Birds can damage a landscape. They eat ripe garden fruits and vegetables. They eat invasive plant seed and deposit them throughout the garden, adding instant fertilizer encapsulation in the process. When living too closely to humans, they might carry disease. In large groups, they can deposit copious amounts of droppings. Yuck!
On the other hand, they can fly and they are beautiful. Some are brightly colored. They eat harmful insects. They provide entertainment through activity and song. Anyone living in Guam, especially after the brown tree snake arrived, will tell you how precious they are. Without birds, a lot of native trees would lose their seed distribution. In the balance of things, birds belong outdoors.
There are ways to encourage birds to choose your area for their home. Bird feeders are okay, but they tend to bring mobs of a limited number of species at best, or squirrels at worst! They also leave unattractive seed litter on the ground below. It is much better to provide a diverse, inviting habitat. Go beyond birdfeeders. Your natural vegetation can provide a bounteous food supply. Save the one hundred dollars you would spend on a bird feeder, along with constant trips to the grocery for birdseed, and create a natural and welcoming home for birds.
Step one—Get rid of your cats.
Step two—Provide thickets of thick shrubbery for nesting.

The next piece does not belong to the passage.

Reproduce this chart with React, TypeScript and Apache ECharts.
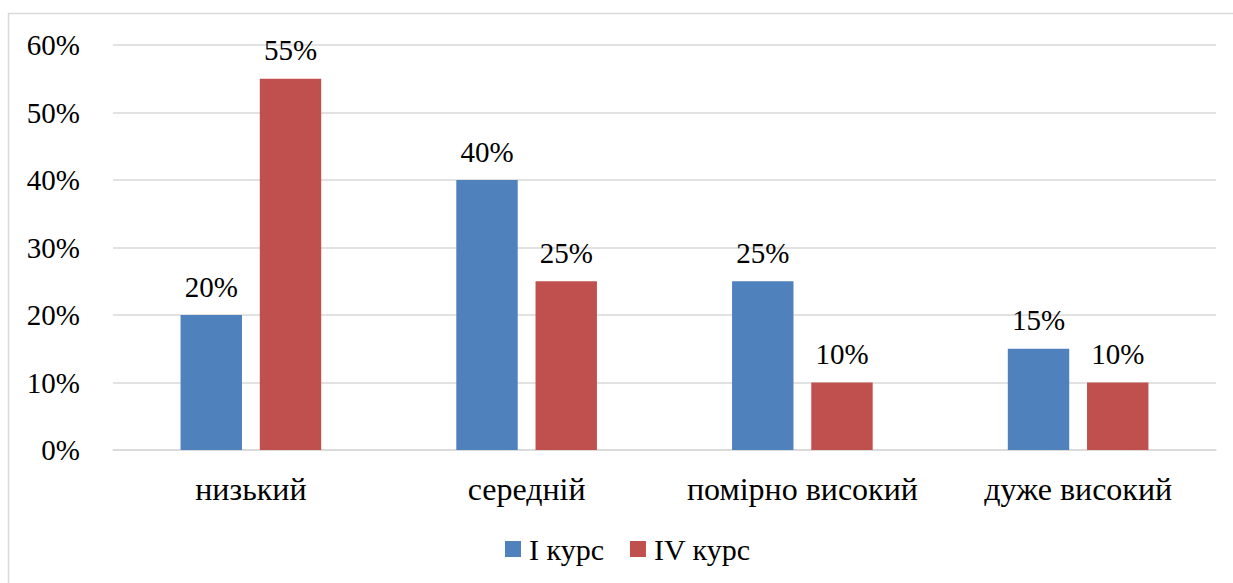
import React, { useEffect, useRef } from "react";
import * as echarts from "echarts";

const categories = ["низький", "середній", "помірно високий", "дуже високий"];
const seriesNames = ["I курс", "IV курс"];
const course1 = [20, 40, 25, 15];
const course4 = [55, 25, 10, 10];
const colors = ["#4F81BD", "#C0504D"];

const FONT = "Liberation Serif";

export default function App() {
  const ref = useRef<HTMLDivElement>(null);
  useEffect(() => {
    if (!ref.current) return;
    const chart = echarts.init(ref.current, null, { renderer: "svg" });
    const label = {
      show: true,
      position: "top" as const,
      distance: 14,
      formatter: (p: any) => p.value + "%",
      fontFamily: FONT,
      fontSize: 29,
      color: "#000",
    };
    chart.setOption({
      animation: false,
      backgroundColor: "#fff",
      textStyle: { fontFamily: FONT },
      graphic: [
        {
          type: "rect",
          shape: { x: 8.5, y: 13.5, width: 1240, height: 600 },
          style: { fill: "none", stroke: "#d9d9d9", lineWidth: 1.5 },
          silent: true,
        },
      ],
      grid: { left: 113, right: 17, top: 45, bottom: 133 },
      legend: {
        bottom: 14,
        left: 500,
        itemWidth: 16,
        itemHeight: 16,
        itemGap: 26,
        icon: "rect",
        textStyle: {
          fontFamily: FONT,
          fontSize: 30,
          color: "#000",
          padding: [0, 0, 0, 3],
        },
        data: seriesNames,
      },
      xAxis: {
        type: "category",
        data: categories,
        axisLine: { lineStyle: { color: "#d9d9d9", width: 1.5 } },
        axisTick: { show: false },
        axisLabel: {
          fontFamily: FONT,
          fontSize: 32,
          color: "#000",
          margin: 23,
          interval: 0,
          hideOverlap: false,
        },
      },
      yAxis: {
        type: "value",
        min: 0,
        max: 60,
        interval: 10,
        axisLine: { show: false },
        axisTick: { show: false },
        splitLine: { lineStyle: { color: "#d9d9d9", width: 1.5 } },
        axisLabel: {
          fontFamily: FONT,
          fontSize: 29,
          color: "#000",
          margin: 33,
          formatter: "{value}%",
        },
      },
      series: [
        {
          name: seriesNames[0],
          type: "bar",
          data: course1,
          itemStyle: { color: colors[0] },
          barGap: "29%",
          barCategoryGap: "49%",
          label,
        },
        {
          name: seriesNames[1],
          type: "bar",
          data: course4,
          itemStyle: { color: colors[1] },
          barGap: "29%",
          barCategoryGap: "49%",
          label,
        },
      ],
    });
    return () => chart.dispose();
  }, []);
  return (
    <div
      ref={ref}
      style={{ position: "absolute", left: 0, top: 0, width: 1233, height: 583 }}
    />
  );
}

Step three—Provide water for bathing and drinking (for the birds, not you!).
Step four—Plant ornamental and native grasses with inviting seed heads.
Step six—Provide a mix of plants that bloom and fruit at different times of the year.
Step seven—Provide a diverse mix of natives, annual flowers, fruiting shrubs, herbs, perennials with long, tubular flowers, and trees with nuts and nesting places.
This landscape combination of so many different plants can result in a messy aesthetic. Provide some control of the visual clutter with open spaces of turf, clearly defined edging for plant beds, clean circulation paths, and borders of low evergreens. Consolidate masses of different species to create large sweeps of color and structure. Maintain a nice balance of strong lines and facer plants for loose brush to keep the landscape from becoming a bit too seedy, in every sense of the word.
Control of invasive plants and insects is also surprisingly helpful in encouraging the right sorts of wildlife. Birds seem to know the difference between native volunteers and weeds. The prettier the bird, the more particular they are about good wildlife habitat design. Provide a refined sanctuary both you and the birds will love.